╭──

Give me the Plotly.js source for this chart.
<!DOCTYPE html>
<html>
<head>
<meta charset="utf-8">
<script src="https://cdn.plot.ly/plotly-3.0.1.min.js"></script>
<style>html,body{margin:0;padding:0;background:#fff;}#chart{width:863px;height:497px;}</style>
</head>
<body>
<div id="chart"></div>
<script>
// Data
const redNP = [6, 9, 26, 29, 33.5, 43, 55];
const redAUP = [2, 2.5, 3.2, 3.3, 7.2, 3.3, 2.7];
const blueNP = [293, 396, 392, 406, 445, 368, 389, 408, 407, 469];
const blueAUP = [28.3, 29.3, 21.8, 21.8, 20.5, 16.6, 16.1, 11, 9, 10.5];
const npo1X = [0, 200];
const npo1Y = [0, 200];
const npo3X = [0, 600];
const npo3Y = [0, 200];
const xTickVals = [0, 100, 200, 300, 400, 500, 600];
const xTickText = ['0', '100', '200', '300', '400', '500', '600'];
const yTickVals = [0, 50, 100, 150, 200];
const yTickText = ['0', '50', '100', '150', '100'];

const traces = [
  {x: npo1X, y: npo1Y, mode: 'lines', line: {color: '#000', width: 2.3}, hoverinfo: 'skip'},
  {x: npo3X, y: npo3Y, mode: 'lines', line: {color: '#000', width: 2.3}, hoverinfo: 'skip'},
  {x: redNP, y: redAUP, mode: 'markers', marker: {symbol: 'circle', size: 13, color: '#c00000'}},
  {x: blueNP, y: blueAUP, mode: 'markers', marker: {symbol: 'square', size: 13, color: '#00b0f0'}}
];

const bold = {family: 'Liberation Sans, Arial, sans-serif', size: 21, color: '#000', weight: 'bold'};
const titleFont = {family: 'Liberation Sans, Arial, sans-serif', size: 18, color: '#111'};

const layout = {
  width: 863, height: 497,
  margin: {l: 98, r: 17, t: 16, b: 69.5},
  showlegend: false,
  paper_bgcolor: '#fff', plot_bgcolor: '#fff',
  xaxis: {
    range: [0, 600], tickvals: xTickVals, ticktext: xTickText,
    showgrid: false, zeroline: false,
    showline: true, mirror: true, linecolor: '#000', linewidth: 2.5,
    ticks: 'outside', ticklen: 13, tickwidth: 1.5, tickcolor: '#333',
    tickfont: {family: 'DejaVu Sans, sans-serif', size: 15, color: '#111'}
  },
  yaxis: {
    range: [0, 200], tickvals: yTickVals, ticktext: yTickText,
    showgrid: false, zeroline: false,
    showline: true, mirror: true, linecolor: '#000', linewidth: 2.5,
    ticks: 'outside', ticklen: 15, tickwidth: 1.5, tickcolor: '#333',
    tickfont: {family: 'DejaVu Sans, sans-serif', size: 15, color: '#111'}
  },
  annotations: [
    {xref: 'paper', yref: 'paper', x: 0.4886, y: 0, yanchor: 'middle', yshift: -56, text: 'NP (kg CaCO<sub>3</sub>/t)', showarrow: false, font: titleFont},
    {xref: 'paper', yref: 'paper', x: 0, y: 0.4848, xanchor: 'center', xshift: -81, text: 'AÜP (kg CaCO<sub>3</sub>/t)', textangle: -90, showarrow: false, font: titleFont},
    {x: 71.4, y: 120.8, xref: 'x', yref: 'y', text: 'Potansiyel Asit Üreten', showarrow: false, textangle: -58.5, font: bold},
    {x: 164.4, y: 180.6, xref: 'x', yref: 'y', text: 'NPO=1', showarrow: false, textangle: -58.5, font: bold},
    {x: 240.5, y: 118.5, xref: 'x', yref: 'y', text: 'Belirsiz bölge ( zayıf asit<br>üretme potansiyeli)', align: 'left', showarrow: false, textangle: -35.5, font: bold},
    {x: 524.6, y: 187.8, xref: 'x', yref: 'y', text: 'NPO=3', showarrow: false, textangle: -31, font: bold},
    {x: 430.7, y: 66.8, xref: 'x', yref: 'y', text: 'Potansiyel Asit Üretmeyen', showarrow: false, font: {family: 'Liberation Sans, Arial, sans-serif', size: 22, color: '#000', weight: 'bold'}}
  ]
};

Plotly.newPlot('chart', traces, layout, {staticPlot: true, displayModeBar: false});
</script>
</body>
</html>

╰──
╭──

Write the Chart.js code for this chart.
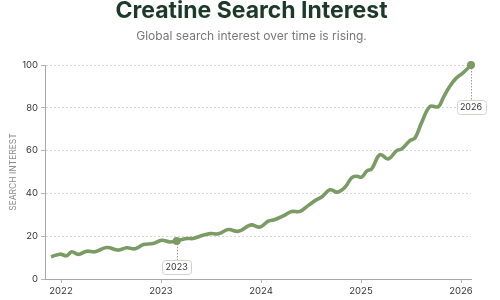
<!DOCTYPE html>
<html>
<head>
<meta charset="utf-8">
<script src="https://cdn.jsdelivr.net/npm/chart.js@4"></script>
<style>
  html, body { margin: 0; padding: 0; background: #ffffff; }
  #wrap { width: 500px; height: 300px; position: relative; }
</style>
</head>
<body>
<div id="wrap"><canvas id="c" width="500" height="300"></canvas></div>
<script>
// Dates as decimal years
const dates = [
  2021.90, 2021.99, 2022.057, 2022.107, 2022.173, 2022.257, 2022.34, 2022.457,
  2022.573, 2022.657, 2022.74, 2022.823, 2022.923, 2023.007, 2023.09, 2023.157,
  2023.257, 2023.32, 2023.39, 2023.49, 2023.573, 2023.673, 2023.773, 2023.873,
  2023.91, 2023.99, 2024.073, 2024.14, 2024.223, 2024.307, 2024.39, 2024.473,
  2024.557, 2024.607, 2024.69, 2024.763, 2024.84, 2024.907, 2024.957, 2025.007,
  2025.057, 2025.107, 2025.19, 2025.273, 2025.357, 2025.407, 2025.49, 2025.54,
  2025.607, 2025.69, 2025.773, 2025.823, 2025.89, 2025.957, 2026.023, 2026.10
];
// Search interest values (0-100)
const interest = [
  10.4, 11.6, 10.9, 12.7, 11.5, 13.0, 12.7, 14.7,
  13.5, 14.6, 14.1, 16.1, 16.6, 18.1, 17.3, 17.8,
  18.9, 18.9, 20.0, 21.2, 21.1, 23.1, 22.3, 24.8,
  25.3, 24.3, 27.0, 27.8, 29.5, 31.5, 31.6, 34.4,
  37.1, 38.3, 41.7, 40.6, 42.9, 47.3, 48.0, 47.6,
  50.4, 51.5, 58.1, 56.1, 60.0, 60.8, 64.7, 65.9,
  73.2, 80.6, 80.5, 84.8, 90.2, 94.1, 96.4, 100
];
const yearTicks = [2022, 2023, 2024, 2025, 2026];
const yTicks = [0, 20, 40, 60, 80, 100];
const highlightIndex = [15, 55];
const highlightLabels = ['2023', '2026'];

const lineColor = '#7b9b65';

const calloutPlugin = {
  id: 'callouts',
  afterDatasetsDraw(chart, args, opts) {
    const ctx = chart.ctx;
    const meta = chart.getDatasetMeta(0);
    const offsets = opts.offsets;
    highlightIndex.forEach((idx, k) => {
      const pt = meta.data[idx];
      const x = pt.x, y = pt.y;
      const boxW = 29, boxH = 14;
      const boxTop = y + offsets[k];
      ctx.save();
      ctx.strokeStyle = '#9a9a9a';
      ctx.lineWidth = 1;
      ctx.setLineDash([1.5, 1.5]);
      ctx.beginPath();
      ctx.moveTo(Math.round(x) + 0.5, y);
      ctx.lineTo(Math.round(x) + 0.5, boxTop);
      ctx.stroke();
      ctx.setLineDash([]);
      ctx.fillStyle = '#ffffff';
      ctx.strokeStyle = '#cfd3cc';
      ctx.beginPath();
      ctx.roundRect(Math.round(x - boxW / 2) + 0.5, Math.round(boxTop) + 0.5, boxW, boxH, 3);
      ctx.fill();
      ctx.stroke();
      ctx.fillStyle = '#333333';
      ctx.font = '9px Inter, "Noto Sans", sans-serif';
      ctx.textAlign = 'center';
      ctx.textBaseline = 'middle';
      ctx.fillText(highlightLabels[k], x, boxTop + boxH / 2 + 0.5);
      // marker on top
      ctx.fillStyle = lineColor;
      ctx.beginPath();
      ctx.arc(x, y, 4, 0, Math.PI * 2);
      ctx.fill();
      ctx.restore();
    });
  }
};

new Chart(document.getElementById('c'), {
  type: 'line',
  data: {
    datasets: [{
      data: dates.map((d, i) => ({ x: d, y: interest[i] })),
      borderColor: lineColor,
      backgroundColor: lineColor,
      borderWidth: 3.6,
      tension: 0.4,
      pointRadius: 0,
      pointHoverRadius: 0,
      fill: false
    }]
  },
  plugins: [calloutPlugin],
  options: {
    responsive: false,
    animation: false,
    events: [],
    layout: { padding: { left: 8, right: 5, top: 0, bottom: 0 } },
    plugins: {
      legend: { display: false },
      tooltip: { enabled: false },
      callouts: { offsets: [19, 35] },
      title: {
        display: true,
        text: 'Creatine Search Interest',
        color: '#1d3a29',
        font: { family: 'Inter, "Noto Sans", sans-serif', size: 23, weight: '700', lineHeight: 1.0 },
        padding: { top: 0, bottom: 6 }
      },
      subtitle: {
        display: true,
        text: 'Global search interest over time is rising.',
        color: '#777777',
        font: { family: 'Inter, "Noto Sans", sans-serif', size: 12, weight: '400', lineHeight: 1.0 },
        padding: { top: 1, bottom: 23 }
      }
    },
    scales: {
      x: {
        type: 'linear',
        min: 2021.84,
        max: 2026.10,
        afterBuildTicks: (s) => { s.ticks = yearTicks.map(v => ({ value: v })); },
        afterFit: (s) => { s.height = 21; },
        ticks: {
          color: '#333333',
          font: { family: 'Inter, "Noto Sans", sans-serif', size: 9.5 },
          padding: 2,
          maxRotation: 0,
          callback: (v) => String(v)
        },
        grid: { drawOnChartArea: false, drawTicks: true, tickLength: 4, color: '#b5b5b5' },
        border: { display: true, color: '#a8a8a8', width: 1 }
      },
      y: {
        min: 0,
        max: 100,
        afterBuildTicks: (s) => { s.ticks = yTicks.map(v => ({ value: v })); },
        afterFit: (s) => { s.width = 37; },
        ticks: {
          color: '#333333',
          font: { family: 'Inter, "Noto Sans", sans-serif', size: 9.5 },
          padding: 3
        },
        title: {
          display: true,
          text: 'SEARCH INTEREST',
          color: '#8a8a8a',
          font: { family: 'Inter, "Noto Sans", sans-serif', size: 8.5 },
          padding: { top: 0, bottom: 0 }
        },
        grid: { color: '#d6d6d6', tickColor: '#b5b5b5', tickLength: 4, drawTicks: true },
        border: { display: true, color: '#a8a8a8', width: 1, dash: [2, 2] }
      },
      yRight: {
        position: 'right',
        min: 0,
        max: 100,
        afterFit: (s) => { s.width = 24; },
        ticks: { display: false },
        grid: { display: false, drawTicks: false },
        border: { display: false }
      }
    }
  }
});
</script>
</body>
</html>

╰──
╭──

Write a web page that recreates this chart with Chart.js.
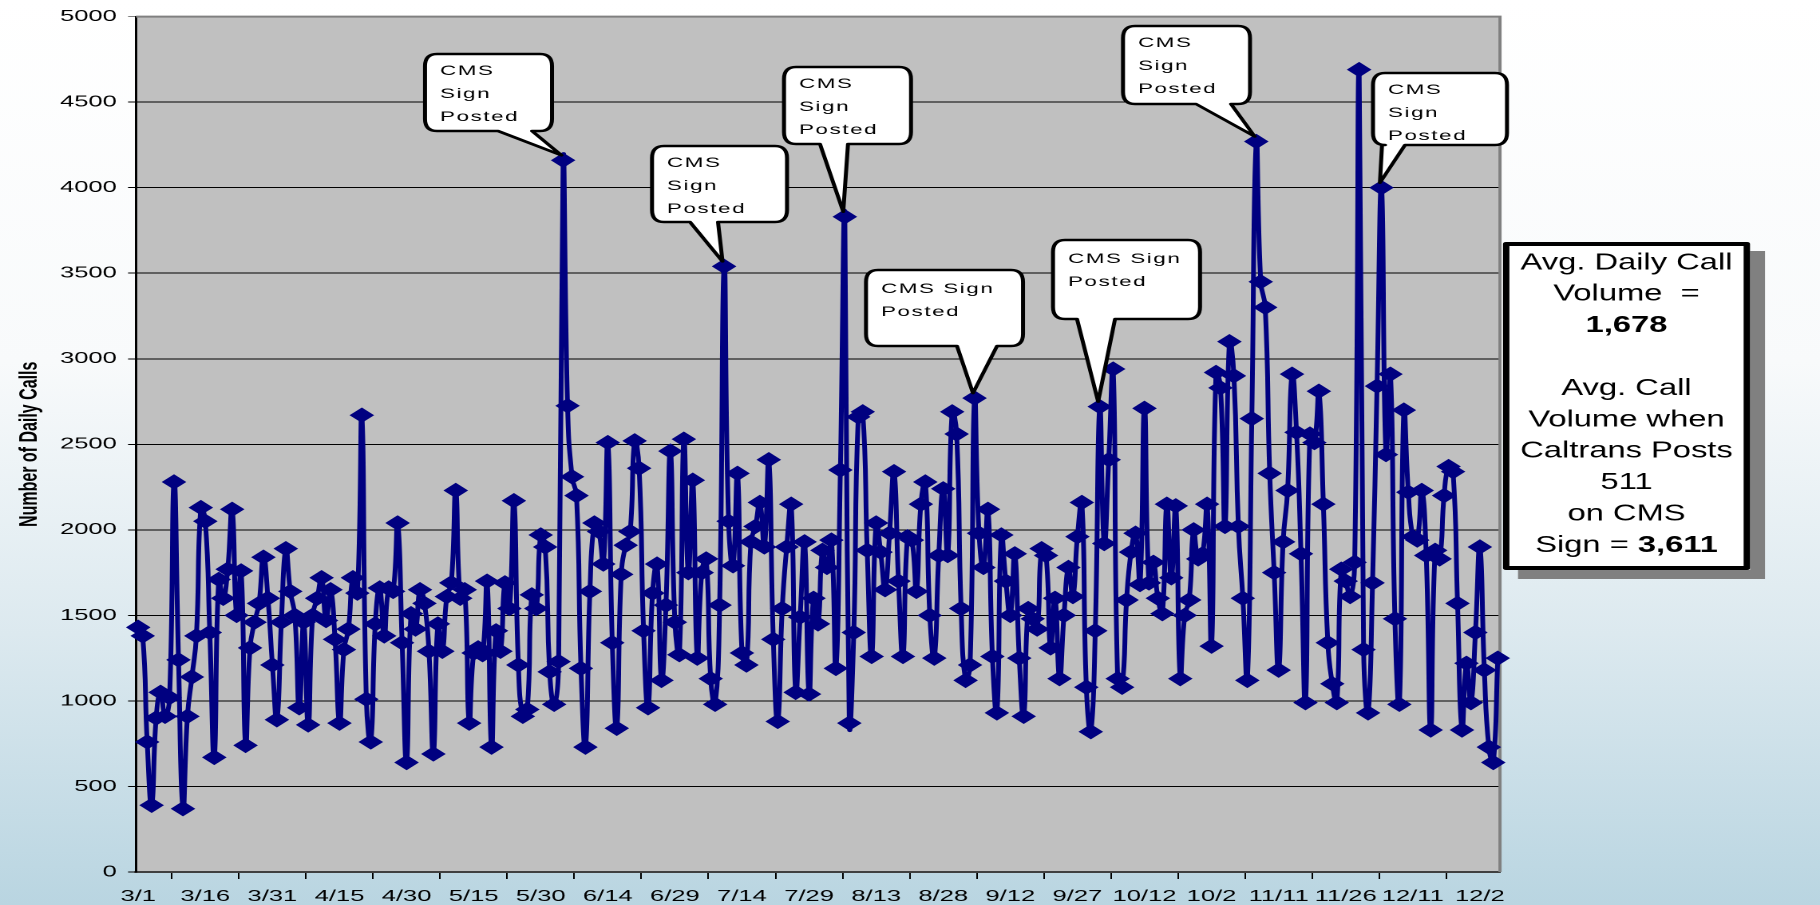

╰──

[Written request]: Please list every line of the records that contains "this".

[Written answer]:
Give me the Plotly.js source for this chart.
Write the Chart.js code for this chart.
Write a web page that recreates this chart with Chart.js.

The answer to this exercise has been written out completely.